Highlighting the importance of criminal justice reform in achieving national security, the director of public prosecutions (DPP) for England and Wales, Alison Saunders, told The Gleaner that the CPS was focusing on victims within the criminal justice system in order to facilitate smooth passage along a jagged path.
Saunders, who led a team to Jamaica last week, said the Mario Deane case had not escaped the attention of the CPS. Deane, a 31-year-old Jamaican man, died as a result of a beating he received under controversial circumstances in police lock-up last month..
Saunders stressed that the focus of the CPS was to ensure that victims were viewed as priority "to make sure that they are engaged in the criminal justice process".
Added Saunders: "We keep them on board so that their journey through the criminal justice system is as easy as possible."
In that vein, Saunders disclosed that the current focus of the CPS was to ensure that the highest standards are maintained in the execution of its functions.
Saunders was a first-time visitor to the Caribbean, in which Jamaica was the main focus of three countries that she visited, having spent four days here. A barrister by profession, she joined the CPS in 1986, the year it was formed. Prior to that, she worked at Lloyds of London following her pupilage and has become the first DPP to be appointed from within the CPS.
She told The Gleaner that there were some similarities between Jamaica and UK experiences in relation to ensuring that the right cases were obtained from the police and the need to work with investigators in the law-enforcement arm to build strong cases before taking them to court.
"We have a code for prosecutors which is very similar to the Jamaican code, and for the DPP's office," said Saunders, who assumed the position of DPP in England and Wales on November 1, 2013.
"We are really using that to make sure that we take the right positions on the code, cases that have got sufficient evidence and it is in the public interest to prosecute," she added.
Asked for her impression of Jamaica's criminal justice system, Saunders said: "At the moment, there are lots of things that we can look at that we can help [with] because we have been through a similar process."
Saunders said this included strategies to have victims and witnesses assist in reducing the number of cases languishing in the system.
"We have to make it much easier for victims to come forward and give evidence by engaging with the justice process," she said.
"I think for both countries, it is really important that people have confidence in the criminal justice system … . We were talking about issues relating to video interviews being taken to court with the involvement of police and suspects."

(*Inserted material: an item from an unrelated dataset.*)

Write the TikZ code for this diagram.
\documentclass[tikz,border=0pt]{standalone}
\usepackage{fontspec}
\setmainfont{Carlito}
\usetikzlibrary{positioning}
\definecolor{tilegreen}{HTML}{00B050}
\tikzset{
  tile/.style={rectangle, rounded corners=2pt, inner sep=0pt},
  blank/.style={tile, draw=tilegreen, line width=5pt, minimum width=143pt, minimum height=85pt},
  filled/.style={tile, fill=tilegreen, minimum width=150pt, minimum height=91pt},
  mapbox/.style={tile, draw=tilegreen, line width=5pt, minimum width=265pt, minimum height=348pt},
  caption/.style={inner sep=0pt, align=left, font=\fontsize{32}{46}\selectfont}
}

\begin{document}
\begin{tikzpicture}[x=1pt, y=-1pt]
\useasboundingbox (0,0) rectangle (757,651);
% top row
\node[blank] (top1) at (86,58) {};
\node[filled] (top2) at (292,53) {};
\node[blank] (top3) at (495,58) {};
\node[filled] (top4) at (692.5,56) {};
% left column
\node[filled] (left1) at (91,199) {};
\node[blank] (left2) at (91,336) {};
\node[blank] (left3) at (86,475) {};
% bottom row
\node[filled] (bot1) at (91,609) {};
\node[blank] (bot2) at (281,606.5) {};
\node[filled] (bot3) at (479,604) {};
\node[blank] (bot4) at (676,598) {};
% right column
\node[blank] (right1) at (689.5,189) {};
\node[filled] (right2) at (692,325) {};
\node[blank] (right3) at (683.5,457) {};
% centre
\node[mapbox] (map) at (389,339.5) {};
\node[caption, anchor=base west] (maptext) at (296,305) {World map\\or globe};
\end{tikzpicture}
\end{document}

Saunders cited case management as another issue that required attention.
"Looking to make sure that there are sufficient jury members, there are lots of things that we can look at jointly, where we still need to develop."

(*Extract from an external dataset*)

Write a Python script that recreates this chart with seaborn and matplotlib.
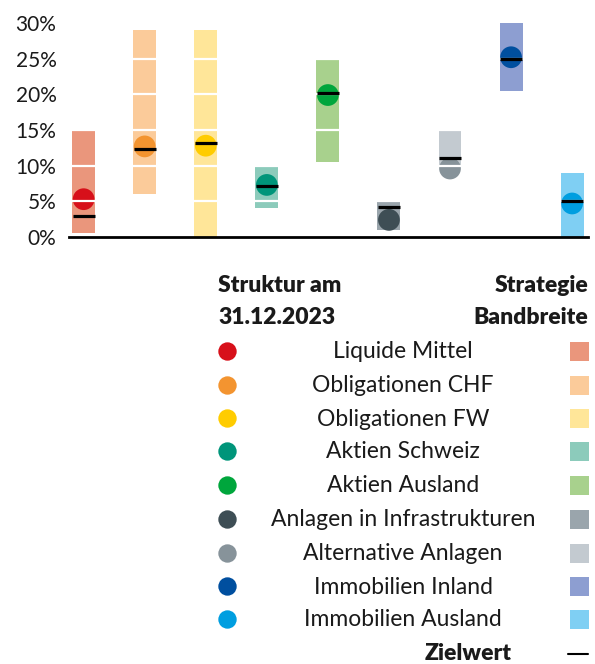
import numpy as np
import pandas as pd
import seaborn as sns
import matplotlib
matplotlib.use("Agg")
import matplotlib.pyplot as plt
from matplotlib.patches import Rectangle

# ---- data ----
categories = ["Liquide Mittel", "Obligationen CHF", "Obligationen FW", "Aktien Schweiz",
              "Aktien Ausland", "Anlagen in Infrastrukturen", "Alternative Anlagen",
              "Immobilien Inland", "Immobilien Ausland"]
band_low = [0.5, 6, 0, 4, 10.5, 1, 10, 20.5, 0]
band_high = [15, 29, 29, 10, 25, 5, 15, 30, 9]
actual = [5.3, 12.7, 12.8, 7.3, 19.9, 2.4, 9.6, 25.2, 4.7]
target = [3, 12.3, 13.2, 7.2, 20.2, 4.2, 11.1, 25, 5]
ytick_vals = [0, 5, 10, 15, 20, 25, 30]
ytick_labels = ["0%", "5%", "10%", "15%", "20%", "25%", "30%"]

dot_colors = ["#D7101A", "#F39430", "#FFCC00", "#00957A", "#00A63C",
              "#3E4E55", "#87939A", "#004F9F", "#009EE0"]
band_colors = ["#EA967C", "#FBCB9A", "#FFE699", "#8CCBBB", "#A8D18D",
               "#9AA5AC", "#C3CAD0", "#8D9ED1", "#7FCFF3"]

df = pd.DataFrame({"cat": categories, "lo": band_low, "hi": band_high,
                   "actual": actual, "target": target})
df["x"] = np.arange(len(df))

sns.set_theme(style="white")
plt.rcParams["font.family"] = ["Lato", "DejaVu Sans"]

fig = plt.figure(figsize=(5.95, 6.64), dpi=100)
ax = fig.add_axes([69/595, 1-237/664, (588-69)/595, (237-23)/664])

# bands
ax.bar(df["x"], df["hi"] - df["lo"], bottom=df["lo"], width=0.375,
       color=band_colors, linewidth=0, zorder=1)
# actual dots
sns.scatterplot(data=df, x="x", y="actual", hue="cat", palette=dot_colors,
                s=245, linewidth=0, legend=False, ax=ax, zorder=2)
# white grid lines over bands
for v in ytick_vals[1:-1]:
    ax.axhline(v, color="white", lw=1.6, zorder=3)
# target markers
sns.scatterplot(data=df, x="x", y="target", color="black", marker="_",
                s=250, linewidth=2.3, legend=False, ax=ax, zorder=4)

ax.set_xlim(-0.24, 8.26)
ax.set_ylim(0, 30)
ax.set_yticks(ytick_vals)
ax.set_yticklabels(ytick_labels, fontsize=15, color="#1a1a1a")
ax.set_xticks([])
ax.set_xlabel("")
ax.set_ylabel("")
ax.tick_params(axis="y", length=0, pad=9)
for s in ["top", "right", "left"]:
    ax.spines[s].set_visible(False)
ax.spines["bottom"].set_color("black")
ax.spines["bottom"].set_linewidth(2)
ax.spines["bottom"].set_zorder(5)
ax.set_facecolor("white")

# ---- legend (layout in pixel coords) ----
lg = fig.add_axes([0, 0, 1, 1], zorder=-1)
lg.set_xlim(0, 595)
lg.set_ylim(664, 0)
lg.axis("off")

hdr = dict(fontsize=16.5, fontweight="heavy", color="#1a1a1a", va="center")
lg.text(218, 286, "Struktur am", ha="left", **hdr)
lg.text(218, 317, "31.12.2023", ha="left", **hdr)
lg.text(588, 286, "Strategie", ha="right", **hdr)
lg.text(588, 317, "Bandbreite", ha="right", **hdr)

row_y = [352, 386, 419, 452, 486, 520, 554, 587, 620]
for i, name in enumerate(categories):
    y = row_y[i]
    lg.scatter([227], [y - 1], s=175, color=dot_colors[i], linewidth=0)
    lg.text(403, y, name, ha="center", va="center", fontsize=16.5, color="#1a1a1a")
    lg.add_patch(Rectangle((570, y - 10), 19, 19, color=band_colors[i], linewidth=0))

lg.text(512, 654, "Zielwert", ha="right", va="center", fontsize=16.5,
        fontweight="heavy", color="#1a1a1a")
lg.plot([568, 588], [654, 654], color="black", lw=1.5)

fig.savefig("out.png", dpi=100, facecolor="white")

Saunders has faith that all obstacles standing in the path of the local criminal justice system can be surmounted.
"I certainly think that there is hope, as the people with whom we have been engaged are willing to look at the problems. They have acknowledged the issues and want to make a difference," she said.
Saunders referred to Chief Justice Zaila McCalla as a prime example of the symbols of improvement.
"When I talk to her (McCalla), she was very keen to make sure that her judges were case-managed and reducing backlogs."
She said the sentiments were echoed by Jamaica's Director of Public Prosecutions Paula Llewellyn and government ministers with whom her team had spoken.